INRUD Nepal's Kafle says
many doctors don't give patients correct information about the drugs they
prescribe and why. Many poorer patients self-medicate or go to a pharmacy
because of the difficulty in getting cheap checkups. He says the solution is to
regulate doctors' fees and launch a health insurance system. "This would make
health services affordable and will also check misuse," he adds.
Onta
thinks some medicines for common illnesses have to be provided to Nepalis free
of cost by the state. He cites the successful anti-TB program which gives out
antibiotics free. "It is due to the national tuberculosis program that the rate
of misuse of TB drugs has come down dramatically," he says, adding that
hospitals need guidelines so that if an illness is suspected, patient s will go
through tests to pinpoint the cause before a drug is prescribed.

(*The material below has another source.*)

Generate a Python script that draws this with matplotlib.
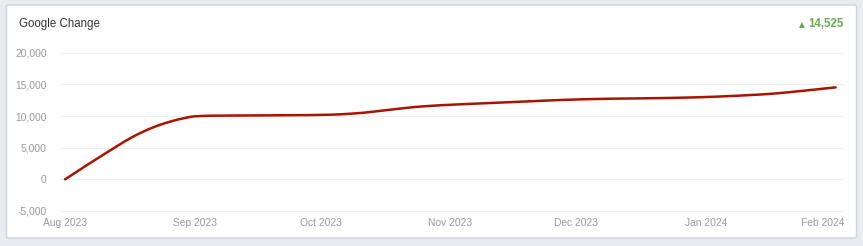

Substance abuse at the drug store
"Dai, I need
two strips of T. or Cl."
"Which would you like?"
"Is there much of a
difference?"
"T's milder, it's only 10 mg. C's a minimum dose of 25mg, it's
more effective."
"Okay, I have a feeling my grandmother will be needing the
one with the higher dose. Could you get 20 ready for me, I'll come back later? "
"Of course, no problem."
" Didi, two packs of I. and one tab of A. 10 please."
" Anxit 10? You
don't get those, bahini, you get them in .25 and .5-which do you want?"
"
Oh, okay, the .25 ones."
" There you go, nani. Twenty Rupees, 18, with the
discount."
These aren't comic extracts from a junkie's biography. This is me in
medicine shops in the Valley. The medicines in question are sleeping tablets,
treatment for tachycardia and palpatations and anti-anxiety pills. And I got
them, no inconvenience, without a confirmation call to my doctor (or my
grandmother's, for that matter) without even having to show a prescription.
Since the turn of the last century, the use of drugs for medicinal
purposes has become a topic under constant, heated debate. Many popular opiates
and stimulants have been declared addictive, some illegal. Heroin in cough
syrup, morphine in infant pacifiers, cocaine as a cure for depression have all
been replaced.
But legal nicotine isn't less addictive than the illegal
heroin, it is just available outside the black market. Addictions aren't just
physical, they are psychological and prescribed medication requires verification
because the medicines being supplied are still drugs. They can cause major
withdrawal symptoms and many of them are highly addictive.
It may be
entirely up to individuals if they want to become addicted. But 90 percent of
Nepal's population is still under the poverty threshold, half are illiterate.
Health facilities, when available, are rarely accessible and there is a lack of
awareness in the general population that puts a lot of citizens entirely at the
mercy of their doctors and pharmacists. People don't check expiry dates. They
can't take their own temperature. They don't get check-ups regularly, they see
doctors only after their health has deteriorated significantly, and they stop
treatment as soon as superficial symptoms seem to go.
When people don't
know that painkillers are not substitutes for paracetamols, how can figures of
authority allow them to decide, on their own, what their dose of sleeping
tablets should be? How can they give an adolescent (who evidently doesn't know
the constituents of the medicine she is buying) two strips of anti-anxiety
pills, no questions asked?
What makes this availability more frightening
is that many 'educated' people are abusing medicine for recreational purposes.
Teenagers down bottles of cough syrup, boys take oestrogen pills for a high,
exhausted workaholics are hooked on anti-depressants. There are hypochondriacs
who swear they haven't been able to sleep for the past 20 years without sleeping
pills.
We have come a long way since Hippocrates and his theories on
mania, melancholia, and phrenitis. Disorders, both somatoform and psychological,
are being studied, so they can be treated and not just controlled. To abuse
scientific findings that have cost plenty in terms of time, effort and lives, is
to jeopardise a future. A jeopardy that may not have a remedy.